In other words, everything rested on the Taliban —a group more known for executions than following international protocol.

The 383 Afghans arrived at the Mazar-e-Sharif airport on buses. The Taliban was in the terminal and on the tarmac. Rauffi said he was shaking and sweating. The family could see their plane to freedom.

"It's a gambling that you even didn't see your cards," Rauffi said. "What you have? What you got? What will happen? But you just gamble your entire life."

The bet paid off. The Taliban honored the homemade boarding passes and the Albanian manifest. 

The wedding party boarded the charter plane, while Kander —home in Kansas City— followed the drama on a flight tracking app.

"There's zero planes over Afghanistan," he said. "And then finally, they're on the plane and the transponder turns on. And you see one little airplane turn on on the runway in Mazar-e-Sharif."

After the flight landed in Tirana, Albania, the wedding party was bused to a seaside resort. 

The journey wasn't over yet though. 

From Albania to the U.S.

Kander still had to figure out how to get the Rauffis and the other Afghans into the U.S. He said he'd been told by people at the Department of Homeland Security that it would probably take a few weeks. But months later, Kander said the State Department announced that any Afghans who had gotten out of the country after Aug. 31 by private means would not be part of Operation Allies Welcome. 

"Basically it was all code for, 'You're on your own. If you got out this way, that's a private effort, we got nothing to do with it,'" Kander said. "And that was a big shock and a huge problem."

A year passed. The wedding party was still stuck at the resort in Albania and the money covering the tab was running low. 

"There were some very generous donors who helped us over time.
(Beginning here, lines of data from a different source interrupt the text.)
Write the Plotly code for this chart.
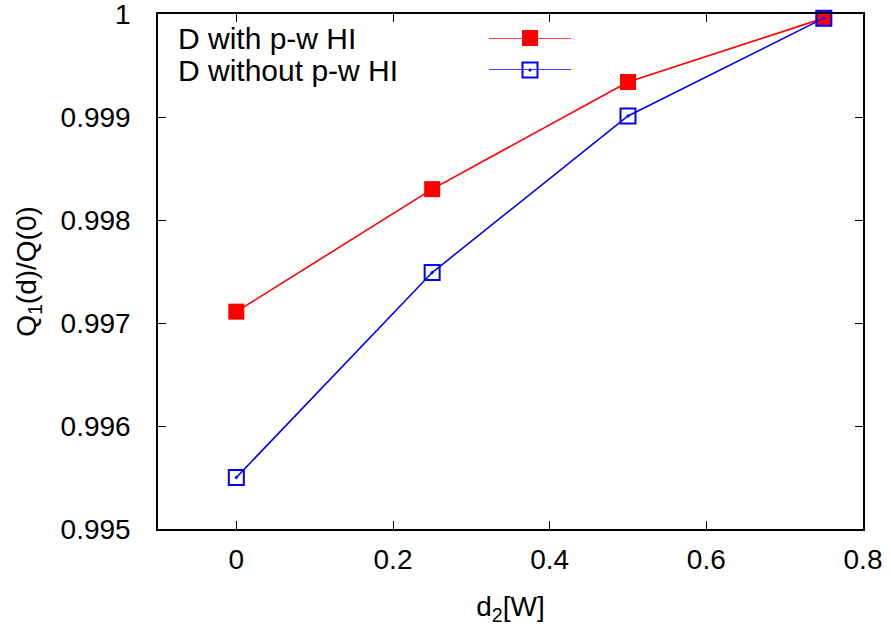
import plotly.graph_objects as go

x_vals = [0.0, 0.25, 0.5, 0.75]
with_hi = [0.99711, 0.99830, 0.99934, 0.99996]
without_hi = [0.99550, 0.99749, 0.99901, 0.99996]
names = ["D with p-w HI", "D without p-w HI"]
x_ticks = [0, 0.2, 0.4, 0.6, 0.8]
x_tick_text = ["0", "0.2", "0.4", "0.6", "0.8"]
y_ticks = [0.995, 0.996, 0.997, 0.998, 0.999, 1.0]
y_tick_text = ["0.995", "0.996", "0.997", "0.998", "0.999", "1"]

FONT = "Liberation Sans, Arial, sans-serif"
FS = 28
FS_LEG = 30
fig = go.Figure()
fig.add_trace(go.Scatter(x=x_vals, y=with_hi, mode="lines+markers", name=names[0],
                         line=dict(color="#ff0000", width=1.6), cliponaxis=False,
                         marker=dict(symbol="square", size=16, color="#ff0000"),
                         showlegend=False))
fig.add_trace(go.Scatter(x=x_vals, y=without_hi, mode="lines+markers", name=names[1],
                         line=dict(color="#0000ff", width=1.6), cliponaxis=False,
                         marker=dict(symbol="square-open-dot", size=15, color="#0000ff",
                                     line=dict(width=2, color="#0000ff")),
                         showlegend=False))

# legend samples on an overlay axis
fig.add_trace(go.Scatter(x=[0, 0.5, 1], y=[1, 1, 1], mode="lines", xaxis="x2", yaxis="y2",
                         line=dict(color="#ff0000", width=1.6), cliponaxis=False,
                         showlegend=False, hoverinfo="skip"))
fig.add_trace(go.Scatter(x=[0.5], y=[1], mode="markers", xaxis="x2", yaxis="y2", cliponaxis=False,
                         marker=dict(symbol="square", size=16, color="#ff0000"),
                         showlegend=False, hoverinfo="skip"))
fig.add_trace(go.Scatter(x=[0, 0.5, 1], y=[0, 0, 0], mode="lines", xaxis="x2", yaxis="y2",
                         line=dict(color="#0000ff", width=1.6), cliponaxis=False,
                         showlegend=False, hoverinfo="skip"))
fig.add_trace(go.Scatter(x=[0.5], y=[0], mode="markers", xaxis="x2", yaxis="y2", cliponaxis=False,
                         marker=dict(symbol="square-open-dot", size=15, color="#0000ff",
                                     line=dict(width=2, color="#0000ff")),
                         showlegend=False, hoverinfo="skip"))

L, R, T, B = 158, 28, 14, 97
W, H = 891, 626
pw, ph = W - L - R, H - T - B
def px_x(p):
    return (p - L) / pw
def px_y(p):
    return 1 - (p - T) / ph

fig.update_layout(
    width=W, height=H,
    margin=dict(l=L, r=R, t=T, b=B, autoexpand=False),
    paper_bgcolor="white", plot_bgcolor="white",
    font=dict(family=FONT, size=FS, color="black"),
    xaxis=dict(range=[-0.1, 0.8000001], tickvals=x_ticks, ticktext=x_tick_text,
               ticks="inside", ticklen=8, tickwidth=1.2, tickcolor="black",
               showline=True, linecolor="black", linewidth=1.5, mirror="ticks",
               showgrid=False, zeroline=False, ticklabelstandoff=5, automargin=False,
               ticklabeloverflow="allow", tickfont=dict(size=FS),
               title=dict(text="d<sub>2</sub>[W]", standoff=22,
                          font=dict(size=FS, family=FONT))),
    yaxis=dict(range=[0.995, 1.0000001], tickvals=y_ticks, ticktext=y_tick_text,
               ticks="inside", ticklen=8, tickwidth=1.2, tickcolor="black",
               showline=True, linecolor="black", linewidth=1.5, mirror="ticks",
               showgrid=False, zeroline=False, ticklabelstandoff=20, automargin=False,
               ticklabeloverflow="allow", tickfont=dict(size=FS),
               title=dict(text="Q<sub>1</sub>(d)/Q(0)", standoff=16,
                          font=dict(size=FS, family=FONT))),
    xaxis2=dict(domain=[px_x(489), px_x(571)], range=[0, 1], visible=False, anchor="y2"),
    yaxis2=dict(domain=[px_y(70), px_y(38)], range=[0, 1], visible=False, anchor="x2"),
    showlegend=False,
)
fig.add_annotation(x=px_x(176), y=px_y(38), xref="paper", yref="paper", text=names[0],
                   showarrow=False, xanchor="left", yanchor="middle", font=dict(size=FS_LEG))
fig.add_annotation(x=px_x(176), y=px_y(70), xref="paper", yref="paper", text=names[1],
                   showarrow=False, xanchor="left", yanchor="middle", font=dict(size=FS_LEG))

fig.write_html("out.html", config={"displayModeBar": False},
               post_script="document.body.style.margin='0';document.body.style.overflow='hidden';")
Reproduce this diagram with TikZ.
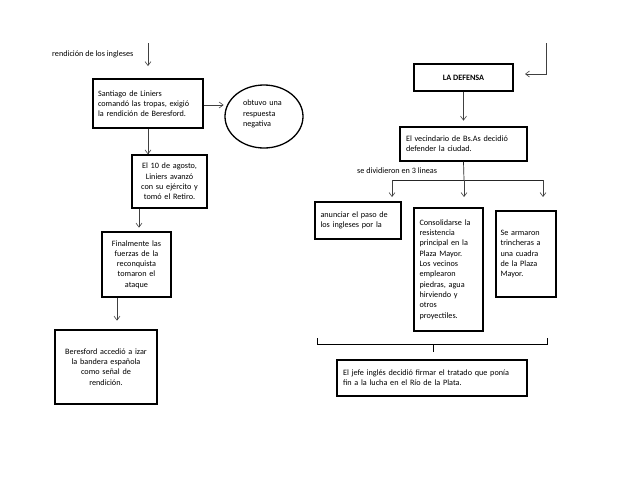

And the people who had helped me raise the money in the first place did a lot of work," Kander said. "And it's taken a toll on all of us. But I think now if you talk to any of us, we'd say it's, you know, the most important thing we've ever done."

Finally, nearly two years into the wedding party's saga, emails arrived from the Department of Homeland Security–the Afghans had been approved officially to resettle in the U.S. 

"I was, like, crying inside," Rauffi said. "Now you have a future."

Jason Kander and Rahim Rauffi
Jason Kander and Rahim Rauffi 60 Minutes

He knew exactly where he wanted to call home—wherever Kander lived. In June of 2023, the Kanders welcomed the Rauffis to Kansas City. 

Today, Rauffi is back to working in accounts at a bank–this one in downtown Kansas City. His brothers work there as security guards. The Rauffis and the Kanders, who now live 10 minutes apart, regularly get together for meals.

Rauffi says he sometimes wakes up during the night wondering if this is real. 

"I'm going to my kids' room and see them and check them," he said. "They are sleeping very comfortable. And the next day, they are going to school."